Let us take a typical day with the gunners. Photographs or cinematographs are entirely unsatisfactory in giving any idea of the "movement" of a battery going into action. There is the rattle of the gun-carriages, like a running accompaniment of rifle fire; the jingle of the harness; the splendid, strenuous, willing pull of the horses straining against their collars. They know all about it, these bright-eyed beasts quivering with life and work, and want no whip or spur until the work of tugging over the broken ground under a sweltering sun staggers them under the strain.
There could not have been a more beautiful day than that of Elandslaagte for watching the gunners in action. Before the main part of the action was entered on, two batteries were ordered to reply to some fire coming from the left of our line of advance. They went forward at the gallop, bounding, jolting, and swaying over the uneven veldt, and, on a slight rise of ground showing out against the deep blue background of some hills, unlimbered and opened fire. A few horsemen were seen galloping over the ridge of a hill in front, and that was all. Then they limbered up and were ordered across to our right; a low but steep little embankment of the narrow-gauge railway was in front of them. It was a pretty sight to see them negotiating this obstacle—the jolting of the springless wheels up and down the stony sides and across the rails on top ought to have been enough to shake the teeth out of the men sitting on the limbers, and gripping hard to keep their seats. By the way, how loudly the nether part of a gunner's anatomy must sometimes cry out for a cushion!
No sooner had they got clear of this jump than the Boer guns opened and began to make excellent practice. How every gunner felt longing to reply and silence them! Bang, burst, or spinning with whizzing hops, the shells came dropping in rapid succession. The Boers had been careful to get the exact range the previous day, and were not now wasting time or ammunition. Our guns had to go up a sloping depression at right angles to the Boer fire before getting into a position for opening. Every instant was of value, as the Boer shells were now dropping amongst the Imperial Light Horse and the infantry, who were just beginning to deploy. Under whip and spur they galloped up the slope—Gad! it was a sight to see how these artillery horses pulled; there was no taxpayers' money wasted there. One drops down, and the sharpness with which he is replaced by one of the spare horses would have drawn ringing rounds of applause at an Islington tournament. They take up a position at the top of the rising ground, monopolising the attention of the Boer gunners as they unlimber.

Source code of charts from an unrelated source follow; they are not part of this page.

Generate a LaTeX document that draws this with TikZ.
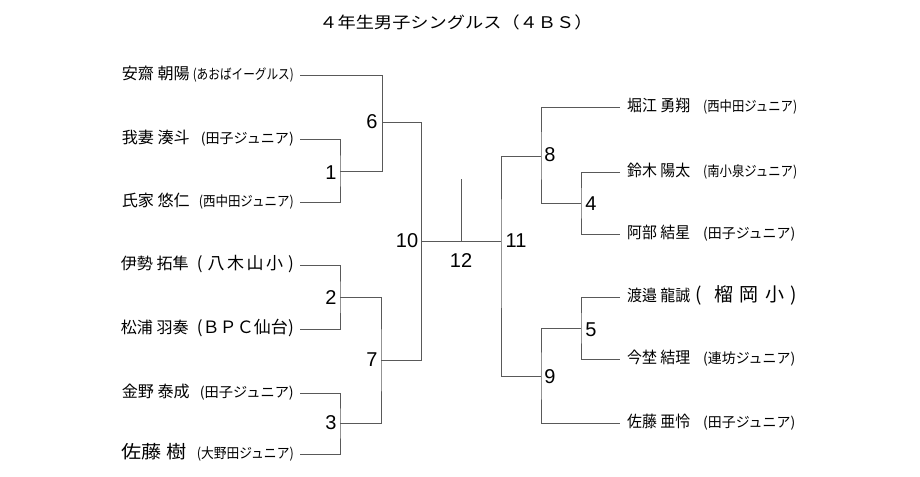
\documentclass[tikz,border=0pt]{standalone}
\usepackage{fontspec}
\usepackage{graphicx}
\setmainfont{Noto Sans CJK JP}
\newfontfamily\numfont{Liberation Sans}
\newcommand{\tsm}{\fontsize{14bp}{16bp}\selectfont}
\newcommand{\tbg}{\fontsize{16bp}{18bp}\selectfont}
% \plx{total width}{name width}{name}{team width}{team}
\newcommand{\plx}[5]{\hbox to #1{\resizebox{#2}{\height}{#3}\hfill\resizebox{#4}{\height}{#5}}}
\tikzset{
  wire/.style={draw=black!65, line width=0.9bp},
  pl/.style={inner ysep=0pt, text height=12bp, text depth=3bp,
    font=\fontsize{16bp}{18bp}\selectfont},
  lpl/.style={pl, anchor=east, inner xsep=6bp},
  rpl/.style={pl, anchor=west, inner xsep=7bp},
  lbl/.style={inner sep=0pt, font=\numfont\fontsize{20bp}{22bp}\selectfont},
}
\begin{document}
\begin{tikzpicture}[x=1bp, y=-1bp]
\useasboundingbox (0,0) rectangle (920,477);

\node (title) at (456,22) {\resizebox{273bp}{\height}{\tbg ４年生男子シングルス（４ＢＳ）}};

% left players
\node[lpl] (p1) at (300,75)  {\plx{172bp}{68bp}{安齋 朝陽}{101bp}{\tsm (あおばイーグルス)}};
\node[lpl] (p2) at (300,139) {\plx{172bp}{68bp}{我妻 湊斗}{93bp}{\tsm (田子ジュニア)}};
\node[lpl] (p3) at (300,202) {\plx{172bp}{68bp}{氏家 悠仁}{95bp}{\tsm (西中田ジュニア)}};
\node[lpl] (p4) at (300,265) {\plx{173bp}{68bp}{伊勢 拓隼}{97bp}{\fontsize{17bp}{19bp}\selectfont\hbox to 97bp{(\hfil\hfil 八\hfil 木\hfil 山\hfil 小\hfil\hfil )}}};
\node[lpl] (p5) at (300,329) {\plx{173bp}{68bp}{松浦 羽奏}{97bp}{\fontsize{17bp}{19bp}\selectfont (ＢＰＣ仙台)}};
\node[lpl] (p6) at (300,393) {\plx{172bp}{68bp}{金野 泰成}{94bp}{\tsm (田子ジュニア)}};
\node[lpl] (p7) at (300,454) {\plx{172bp}{65bp}{\fontsize{18bp}{20bp}\selectfont 佐藤 樹}{97bp}{\tsm (大野田ジュニア)}};

% right players
\node[rpl] (q1) at (620,107) {\plx{170bp}{63bp}{堀江 勇翔}{94bp}{\tsm (西中田ジュニア)}};
\node[rpl] (q2) at (620,172) {\plx{170bp}{63bp}{鈴木 陽太}{94bp}{\tsm (南小泉ジュニア)}};
\node[rpl] (q3) at (620,234) {\plx{168bp}{63bp}{阿部 結星}{92bp}{\tsm (田子ジュニア)}};
\node[rpl] (q4) at (620,297) {\plx{170bp}{63bp}{渡邉 龍誠}{102bp}{\fontsize{19bp}{21bp}\selectfont\hbox to 102bp{(\hfil\hfil 榴\hfil 岡\hfil 小\hfil )}}};
\node[rpl] (q5) at (620,359) {\plx{168bp}{63bp}{今埜 結理}{92bp}{\tsm (連坊ジュニア)}};
\node[rpl] (q6) at (620,423) {\plx{168bp}{63bp}{佐藤 亜怜}{92bp}{\tsm (田子ジュニア)}};

% junctions
\coordinate (j1) at (340,171);
\coordinate (j2) at (340,297);
\coordinate (j3) at (340,423);
\coordinate (j6) at (382,122);
\coordinate (j7) at (381,360);
\coordinate (j10) at (421,241);
\coordinate (j12) at (461,241);
\coordinate (j12t) at (461,179);
\coordinate (j11) at (501,241);
\coordinate (j8) at (541,156);
\coordinate (j9) at (541,376);
\coordinate (j4) at (581,203);
\coordinate (j5) at (581,328);

% left bracket
\draw[wire] (p2.east) -| (j1) |- (p3.east);
\draw[wire] (p1.east) -| (j6);
\draw[wire] (j1) -| (j6);
\draw[wire] (p4.east) -| (j2) |- (p5.east);
\draw[wire] (p6.east) -| (j3) |- (p7.east);
\draw[wire] (j2) -| (j7) |- (j3);
\draw[wire] (j6) -| (j10);
\draw[wire] (j7) -| (j10);
% final
\draw[wire] (j10) -- (j11);
\draw[wire] (j12) -- (j12t);
% right bracket
\draw[wire] (q1.west) -| (j8) |- (j4);
\draw[wire] (q2.west) -| (j4) |- (q3.west);
\draw[wire] (q4.west) -| (j5) |- (q5.west);
\draw[wire] (j5) -| (j9) |- (q6.west);
\draw[wire] (j8) -| (j11) |- (j9);

% match numbers
\node[lbl] (n1) at (331,173) {1};
\node[lbl] (n2) at (331,298) {2};
\node[lbl] (n3) at (331,423) {3};
\node[lbl] (n6) at (372,122) {6};
\node[lbl] (n7) at (372,360) {7};
\node[lbl] (n10) at (407,241) {10};
\node[lbl] (n12) at (461,261) {12};
\node[lbl] (n11) at (516,241) {11};
\node[lbl] (n8) at (550,155) {8};
\node[lbl] (n4) at (591,204) {4};
\node[lbl] (n5) at (591,330) {5};
\node[lbl] (n9) at (550,377) {9};
\end{tikzpicture}
\end{document}
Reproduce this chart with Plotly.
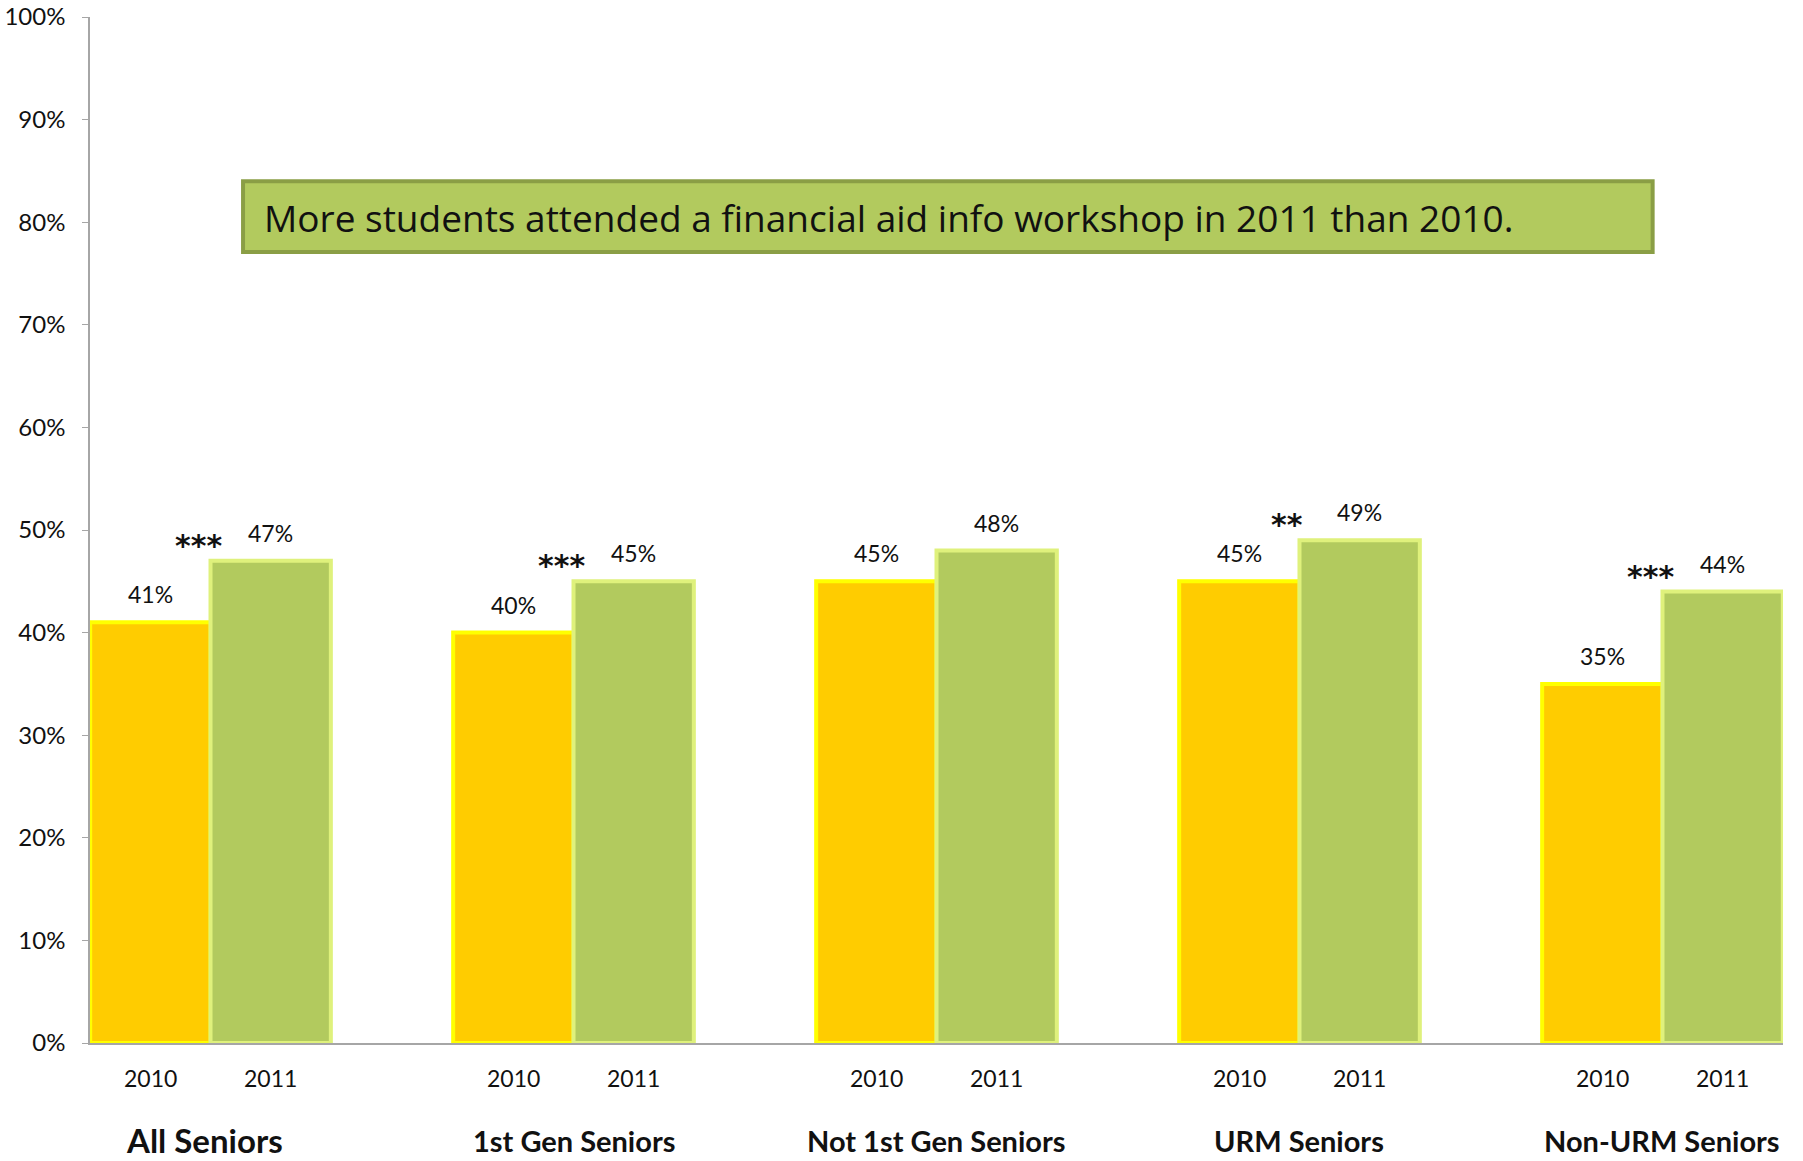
import plotly.graph_objects as go

# Share of seniors attending a financial aid info workshop, by group and year
groups = ["All Seniors", "1st Gen Seniors", "Not 1st Gen Seniors", "URM Seniors", "Non-URM Seniors"]
years = ["2010", "2011"]
pct_2010 = [41, 40, 45, 45, 35]
pct_2011 = [47, 45, 48, 49, 44]
significance = ["***", "***", "", "**", "***"]
y_ticks = list(range(0, 101, 10))
y_tick_labels = [f"{v}%" for v in y_ticks]
headline = "More students attended a financial aid info workshop in 2011 than 2010."

BODY_FONT = "Lato, 'Gill Sans', 'Open Sans', sans-serif"
STAR_FONT = "'DejaVu Sans', sans-serif"
GAP = 0.337
HALF = (1 - GAP) / 4  # offset from group centre to each bar centre

fig = go.Figure()
fig.add_trace(go.Bar(
    x=list(range(len(groups))), y=pct_2010, name=years[0],
    marker=dict(color="#FFCC00", line=dict(color="#FFFF00", width=4)),
))
fig.add_trace(go.Bar(
    x=list(range(len(groups))), y=pct_2011, name=years[1],
    marker=dict(color="#B2CA5E", line=dict(color="#DFF17C", width=4)),
))

annotations = []
for i, g in enumerate(groups):
    # value labels above bars
    for off, val in ((-HALF, pct_2010[i]), (HALF, pct_2011[i])):
        annotations.append(dict(
            x=i + off, y=val, xref="x", yref="y", text=f"{val}%",
            showarrow=False, yanchor="bottom", yshift=12,
            font=dict(family=BODY_FONT, size=23, color="#111111"),
        ))
    # significance stars between the two bars
    if significance[i]:
        annotations.append(dict(
            x=i, y=pct_2011[i], xref="x", yref="y", text=f"<b>{significance[i]}</b>",
            showarrow=False, yanchor="bottom", yshift=-4, xshift=-12,
            font=dict(family=STAR_FONT, size=30, color="#111111"),
        ))
    # year labels under each bar
    for off, yr in ((-HALF, years[0]), (HALF, years[1])):
        annotations.append(dict(
            x=i + off, y=-0.034, xref="x", yref="paper", text=yr,
            showarrow=False, yanchor="middle",
            font=dict(family=BODY_FONT, size=23, color="#111111"),
        ))
    # group name
    annotations.append(dict(
        x=i, y=-0.095, xref="x", yref="paper", text=f"<b>{g}</b>",
        showarrow=False, yanchor="middle", xshift=-6 if i == 0 else 0,
        font=dict(family=BODY_FONT, size=33 if i == 0 else 29, color="#111111"),
    ))

# headline banner
annotations.append(dict(
    x=0.1015, y=0.805, xref="paper", yref="paper", text=headline,
    showarrow=False, xanchor="left", yanchor="middle",
    font=dict(family="'Open Sans', Lato, sans-serif", size=37, color="#111111"),
))

fig.add_shape(
    type="rect", xref="paper", yref="paper",
    x0=0.0904, x1=0.923, y0=0.771, y1=0.840,
    fillcolor="#B2CA5E", line=dict(color="#8A9E45", width=4), layer="above",
)

fig.update_layout(
    width=1803, height=1161,
    margin=dict(l=90, r=20, t=17, b=118, autoexpand=False),
    plot_bgcolor="white", paper_bgcolor="white",
    barmode="group", bargap=GAP, bargroupgap=0,
    showlegend=False,
    annotations=annotations,
    xaxis=dict(
        range=[-0.332, len(groups) - 1 + 0.332], automargin=False,
        showticklabels=False, showgrid=False, zeroline=False,
        showline=True, linecolor="#A6A6A6", linewidth=1.5, ticks="",
    ),
    yaxis=dict(
        range=[0, 100], tickmode="array", tickvals=y_ticks, ticktext=y_tick_labels,
        automargin=False, showgrid=False, zeroline=False,
        showline=True, linecolor="#A6A6A6", linewidth=1.5,
        ticks="outside", ticklen=6, tickcolor="#A6A6A6",
        ticklabelstandoff=12,
        tickfont=dict(family=BODY_FONT, size=24, color="#111111"),
    ),
)

fig.write_html("out.html")
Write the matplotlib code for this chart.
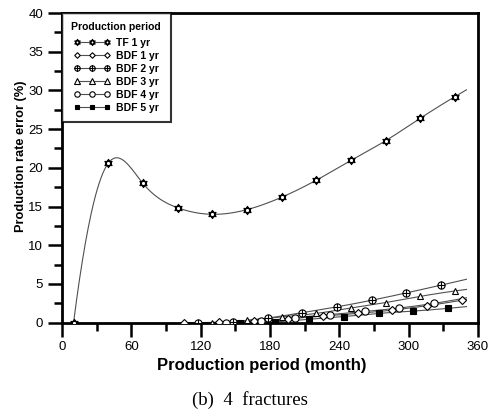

The gunners jump from their seats sharp as sailors, unhook the limbers, leaving the guns pointed towards the enemy. Then the drivers trot off about fifteen yards, wheel round, and sit motionless on their horses, facing the fire. One cannot but admire the courage required to sit coolly like that with nothing to do but watch the enemy firing deliberately at them—see the discharge, and then await the arrival of the shell as it comes whirring and hurtling through the air. With what critical interest they must watch improvement in the enemy's shell-bowling! One was forcibly reminded of cricket bowling at Elandslaagte. Many of the shells did not burst, and those that were not full-pitched came in the manner of swift bowling along the rounded, almost flat-topped surface of the rising ground; and these gunners sat as steady as if they were the wickets just stuck in the ground, with never a duck of the head or a blink of the eye. The men working the guns are kept busy all the time, and have no time to think of or watch the enemy's shells; but the drivers have nothing to do but wait and watch. The horses, with still heaving foam-streaked sides, stand panting and tossing their heads. The Boers have got the position of our batteries accurately, as it must have been previously obvious that it was the one we would have taken up. Three of the gunners have already been badly hit; immediately after, with a terrific crash, a shell hits an ammunition-waggon fair. Those around hold their breath for a still greater explosion, but, wonderful to say, the ammunition does not explode. When the dust has cleared, however, the wheel of the waggon is found smashed to matchwood, and the vehicle lies helpless and useless on its side. But still steady as rocks sit the drivers facing the music. This is courage—the real article—and the market price of this kind of British pluck is one and twopence a day!
Three days later I was photographing these boys behind their guns on the hill at Rietfontein, standing just as quietly under a hot rifle fire at 1200 yards' range, which the enemy kept up persistently, although we had silenced their guns and actually set fire to a long line of grass on the hill from which they were firing. An innocent, harmless-looking hill it seemed, with not a Boer visible on it, yet the bright summer air simply sang with the notes of Mauser bullets—clear and musical notes when they pass high overhead, but with a sharp and bitter ping when they pass close.
But the best sight of all is to see our gunners going out of action. They go in at a gallop, and retire at a walk. There is something so delightfully contemptuous of the enemy's marksmanship in this. One day outside Ladysmith was typical. A couple of batteries went out with some cavalry for a small reconnaissance in force, located the Boer gun, and quickly drove the gunners to cover. The vultures had gathered as usual at the sound of their dinner-gong, but there was no fight, and soon the guns limbered up, and turned back across the plain. Immediately the Boer gunners were back at their gun, and, serving it with wonderful rapidity, sent shell after shell at our retiring batteries. The first was just short, then the two next went over; but on they went quietly, never breaking out of the walk. Then a shell fell between a gun and a limber, and did not burst. The great vultures wheeled and circled lower, waving their shadows below them on the parched plain; but there was no dinner for them that day—not even a horse was hit. And so always, when these field guns stop barking and limber up, it reminds one of pulling a dog out of a fight by the tail as they are dragged slowly, as if reluctantly, away; while the drivers don't bother to look round, and don't look a bit like heroes full of courage at the magnificent price of one and twopence a day.
Rattle of iron on stones—clear, sharp words of command—clink of breech action—coldness of iron will warming the steel throat that voices its thoughts—hard, scientific, inhumanly mechanical; yet there is a subtle, attractive feeling that draws together the living elements that serve the gun. I barely escaped being knocked down one day by an artillery horse galloping furiously over the veldt. He had got badly torn by a shell; wild with the pain, he raced around until exhausted, and then, managing to stagger up to a gun, fell dead, with his head against the trail.